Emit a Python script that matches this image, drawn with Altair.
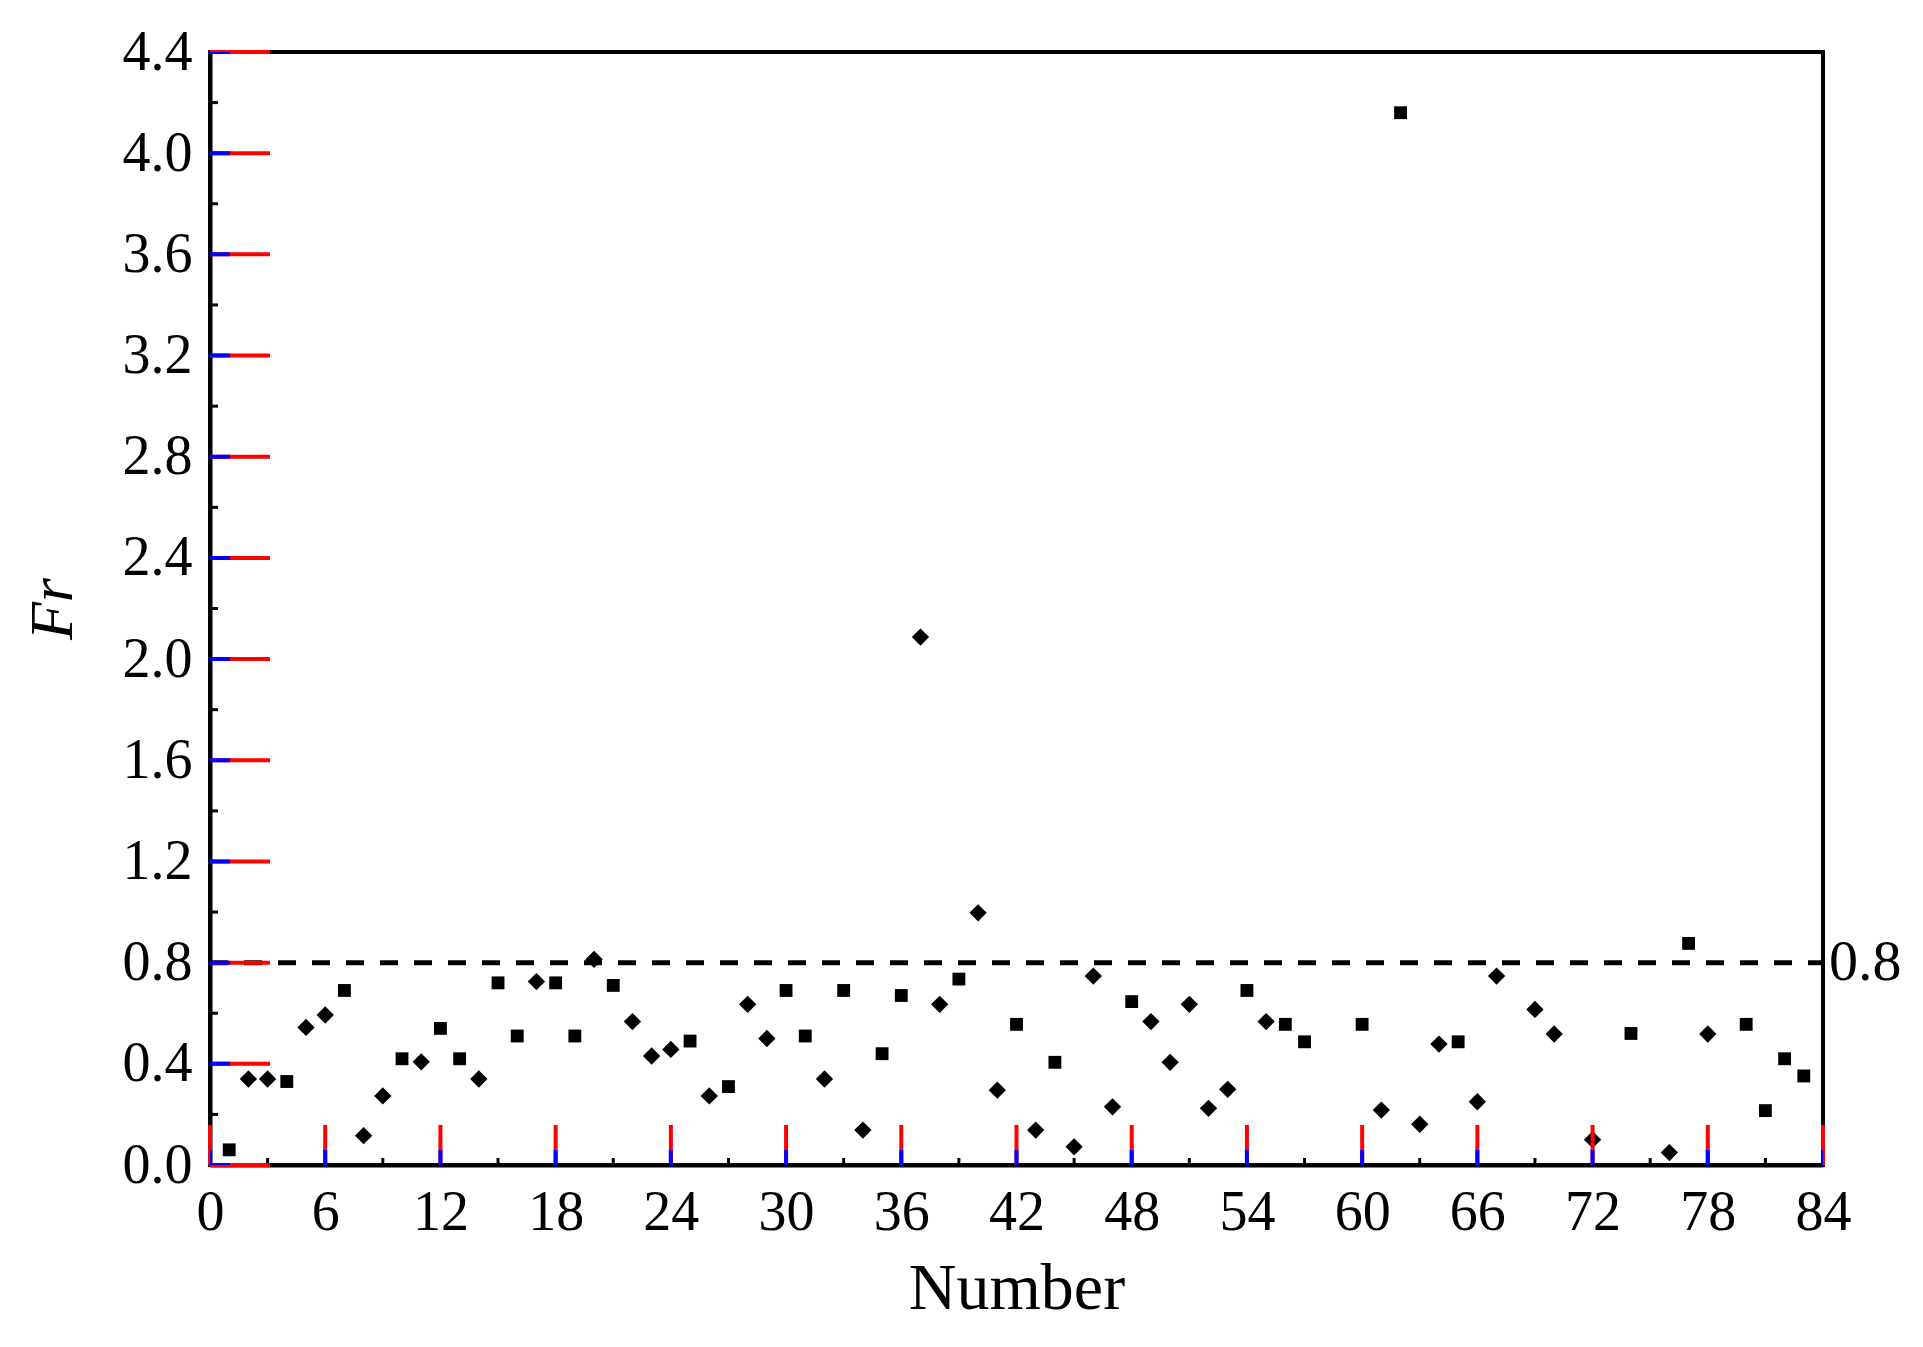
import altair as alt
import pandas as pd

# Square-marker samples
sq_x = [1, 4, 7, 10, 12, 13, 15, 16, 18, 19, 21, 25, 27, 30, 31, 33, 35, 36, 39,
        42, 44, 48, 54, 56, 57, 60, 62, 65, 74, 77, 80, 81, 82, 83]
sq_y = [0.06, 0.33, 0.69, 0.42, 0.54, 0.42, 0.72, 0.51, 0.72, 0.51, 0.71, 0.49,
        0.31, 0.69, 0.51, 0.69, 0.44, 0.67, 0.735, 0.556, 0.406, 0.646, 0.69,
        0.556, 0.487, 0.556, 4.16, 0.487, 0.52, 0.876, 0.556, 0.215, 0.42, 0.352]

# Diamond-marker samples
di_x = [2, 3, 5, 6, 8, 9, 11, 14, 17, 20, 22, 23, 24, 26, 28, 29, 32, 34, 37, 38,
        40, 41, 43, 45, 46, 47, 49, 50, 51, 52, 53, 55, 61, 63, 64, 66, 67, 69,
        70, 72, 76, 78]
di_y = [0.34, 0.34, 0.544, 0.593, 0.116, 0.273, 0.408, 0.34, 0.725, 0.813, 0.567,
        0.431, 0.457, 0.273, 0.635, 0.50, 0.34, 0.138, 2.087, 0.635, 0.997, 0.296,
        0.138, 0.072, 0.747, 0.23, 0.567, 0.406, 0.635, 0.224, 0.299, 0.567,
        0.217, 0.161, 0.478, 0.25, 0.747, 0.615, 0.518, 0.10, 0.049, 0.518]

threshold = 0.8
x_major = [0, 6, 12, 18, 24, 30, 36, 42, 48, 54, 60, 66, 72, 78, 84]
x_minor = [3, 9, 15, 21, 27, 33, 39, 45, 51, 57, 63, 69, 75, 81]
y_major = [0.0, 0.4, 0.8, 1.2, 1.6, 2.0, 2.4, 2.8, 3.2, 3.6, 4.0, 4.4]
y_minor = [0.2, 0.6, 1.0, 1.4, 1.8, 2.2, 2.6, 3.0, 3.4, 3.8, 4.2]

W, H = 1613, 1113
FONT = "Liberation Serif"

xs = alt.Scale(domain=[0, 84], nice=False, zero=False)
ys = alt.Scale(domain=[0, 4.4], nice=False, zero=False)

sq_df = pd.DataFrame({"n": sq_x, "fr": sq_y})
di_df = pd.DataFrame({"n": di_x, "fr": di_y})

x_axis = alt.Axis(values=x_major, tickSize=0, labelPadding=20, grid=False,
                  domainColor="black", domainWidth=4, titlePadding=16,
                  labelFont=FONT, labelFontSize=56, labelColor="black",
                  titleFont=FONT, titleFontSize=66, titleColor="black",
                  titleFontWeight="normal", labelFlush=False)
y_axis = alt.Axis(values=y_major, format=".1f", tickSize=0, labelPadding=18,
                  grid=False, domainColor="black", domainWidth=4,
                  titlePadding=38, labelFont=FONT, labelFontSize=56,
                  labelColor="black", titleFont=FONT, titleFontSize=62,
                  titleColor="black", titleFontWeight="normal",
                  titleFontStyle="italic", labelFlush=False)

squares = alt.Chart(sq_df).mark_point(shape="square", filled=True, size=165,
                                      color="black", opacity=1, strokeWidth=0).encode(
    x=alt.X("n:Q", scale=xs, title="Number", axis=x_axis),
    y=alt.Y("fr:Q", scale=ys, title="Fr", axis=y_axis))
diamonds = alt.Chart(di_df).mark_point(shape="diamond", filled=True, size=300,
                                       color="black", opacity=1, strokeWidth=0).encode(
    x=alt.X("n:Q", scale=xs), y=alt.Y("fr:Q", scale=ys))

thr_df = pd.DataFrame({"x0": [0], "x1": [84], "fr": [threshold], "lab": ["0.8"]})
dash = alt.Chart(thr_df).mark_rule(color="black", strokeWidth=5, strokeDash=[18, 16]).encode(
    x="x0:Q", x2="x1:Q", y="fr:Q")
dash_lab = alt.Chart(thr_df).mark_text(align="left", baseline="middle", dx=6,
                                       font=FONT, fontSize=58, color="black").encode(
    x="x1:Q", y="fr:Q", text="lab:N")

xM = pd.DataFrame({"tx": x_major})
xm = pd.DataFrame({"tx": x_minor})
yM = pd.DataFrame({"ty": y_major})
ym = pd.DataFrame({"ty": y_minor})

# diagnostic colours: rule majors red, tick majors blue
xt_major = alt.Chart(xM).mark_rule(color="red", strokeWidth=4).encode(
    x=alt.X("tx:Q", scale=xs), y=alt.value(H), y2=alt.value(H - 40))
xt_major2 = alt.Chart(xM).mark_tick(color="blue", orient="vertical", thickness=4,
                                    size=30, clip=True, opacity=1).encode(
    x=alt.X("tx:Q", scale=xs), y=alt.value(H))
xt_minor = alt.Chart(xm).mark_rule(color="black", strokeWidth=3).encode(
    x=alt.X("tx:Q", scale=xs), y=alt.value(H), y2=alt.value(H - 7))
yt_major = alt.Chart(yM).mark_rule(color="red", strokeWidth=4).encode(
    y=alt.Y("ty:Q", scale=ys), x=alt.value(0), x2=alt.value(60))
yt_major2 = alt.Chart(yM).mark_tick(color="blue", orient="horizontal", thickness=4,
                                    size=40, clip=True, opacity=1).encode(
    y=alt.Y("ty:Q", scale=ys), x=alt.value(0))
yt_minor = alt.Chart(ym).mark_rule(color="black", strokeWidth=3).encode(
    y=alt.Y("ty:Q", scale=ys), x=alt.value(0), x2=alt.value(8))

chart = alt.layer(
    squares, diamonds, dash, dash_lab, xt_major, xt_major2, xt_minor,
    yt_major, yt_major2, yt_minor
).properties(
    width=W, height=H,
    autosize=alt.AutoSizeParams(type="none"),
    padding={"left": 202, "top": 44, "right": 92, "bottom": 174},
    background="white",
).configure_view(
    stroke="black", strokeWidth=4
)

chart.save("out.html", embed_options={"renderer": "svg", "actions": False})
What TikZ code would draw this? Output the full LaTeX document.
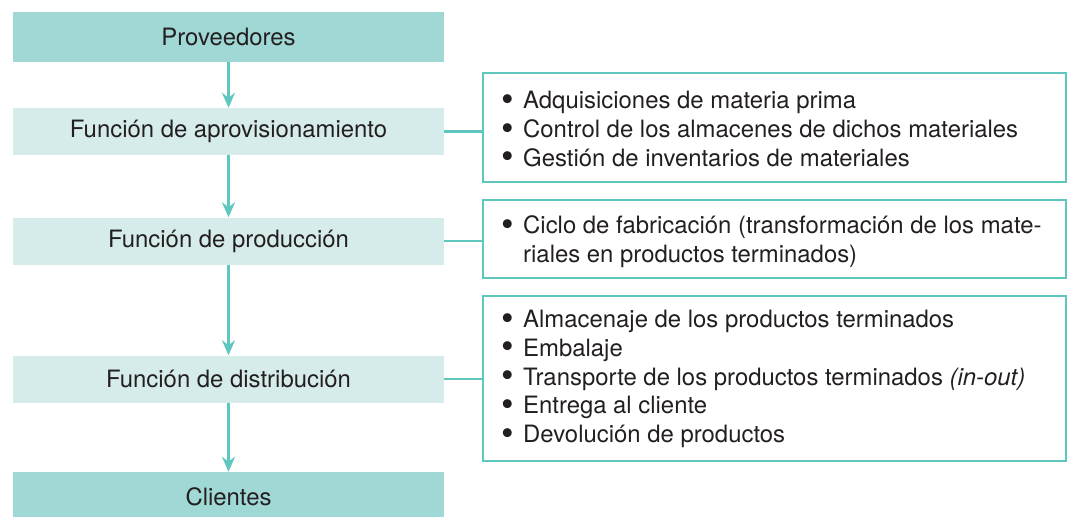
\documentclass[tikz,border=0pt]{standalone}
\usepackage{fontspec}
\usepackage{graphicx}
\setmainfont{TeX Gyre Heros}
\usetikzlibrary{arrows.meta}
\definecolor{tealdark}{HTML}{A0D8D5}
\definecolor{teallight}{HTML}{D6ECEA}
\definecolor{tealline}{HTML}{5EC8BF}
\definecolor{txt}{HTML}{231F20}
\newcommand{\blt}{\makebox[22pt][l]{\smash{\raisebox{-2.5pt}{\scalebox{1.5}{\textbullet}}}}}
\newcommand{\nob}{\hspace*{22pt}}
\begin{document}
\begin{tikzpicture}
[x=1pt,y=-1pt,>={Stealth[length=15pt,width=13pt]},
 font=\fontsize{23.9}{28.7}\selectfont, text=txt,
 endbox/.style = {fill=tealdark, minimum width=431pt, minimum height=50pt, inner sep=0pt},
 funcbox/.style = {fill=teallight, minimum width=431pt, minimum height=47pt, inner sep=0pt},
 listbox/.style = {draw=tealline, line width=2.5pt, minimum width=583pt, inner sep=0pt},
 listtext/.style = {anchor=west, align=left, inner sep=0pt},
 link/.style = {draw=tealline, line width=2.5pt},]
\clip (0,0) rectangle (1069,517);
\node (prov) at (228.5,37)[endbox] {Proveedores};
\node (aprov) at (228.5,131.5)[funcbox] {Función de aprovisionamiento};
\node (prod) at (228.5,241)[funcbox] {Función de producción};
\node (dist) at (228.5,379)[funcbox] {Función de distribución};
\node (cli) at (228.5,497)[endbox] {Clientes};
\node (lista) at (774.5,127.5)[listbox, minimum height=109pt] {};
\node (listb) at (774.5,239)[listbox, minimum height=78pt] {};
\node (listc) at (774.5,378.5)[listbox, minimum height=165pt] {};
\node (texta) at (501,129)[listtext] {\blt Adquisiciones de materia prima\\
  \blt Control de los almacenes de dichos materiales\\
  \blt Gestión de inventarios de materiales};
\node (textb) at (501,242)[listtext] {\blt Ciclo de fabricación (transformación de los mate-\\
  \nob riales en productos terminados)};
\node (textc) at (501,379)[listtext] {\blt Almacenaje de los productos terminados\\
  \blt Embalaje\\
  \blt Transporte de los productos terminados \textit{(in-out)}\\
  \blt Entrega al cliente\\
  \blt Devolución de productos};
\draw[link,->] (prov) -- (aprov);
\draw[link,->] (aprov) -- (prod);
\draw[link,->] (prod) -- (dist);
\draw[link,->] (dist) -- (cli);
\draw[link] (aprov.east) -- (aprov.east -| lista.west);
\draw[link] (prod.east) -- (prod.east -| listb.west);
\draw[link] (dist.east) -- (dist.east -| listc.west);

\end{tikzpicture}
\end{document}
┄┄┄┄┄┄
**Problem to work on**: Write out again, exactly, the lines from the start of the listing up to the line containing "import pandas as pd", with both ends and without pictures.

**Written solution**:
Emit a Python script that matches this image, drawn with Altair.
import altair as alt
import pandas as pd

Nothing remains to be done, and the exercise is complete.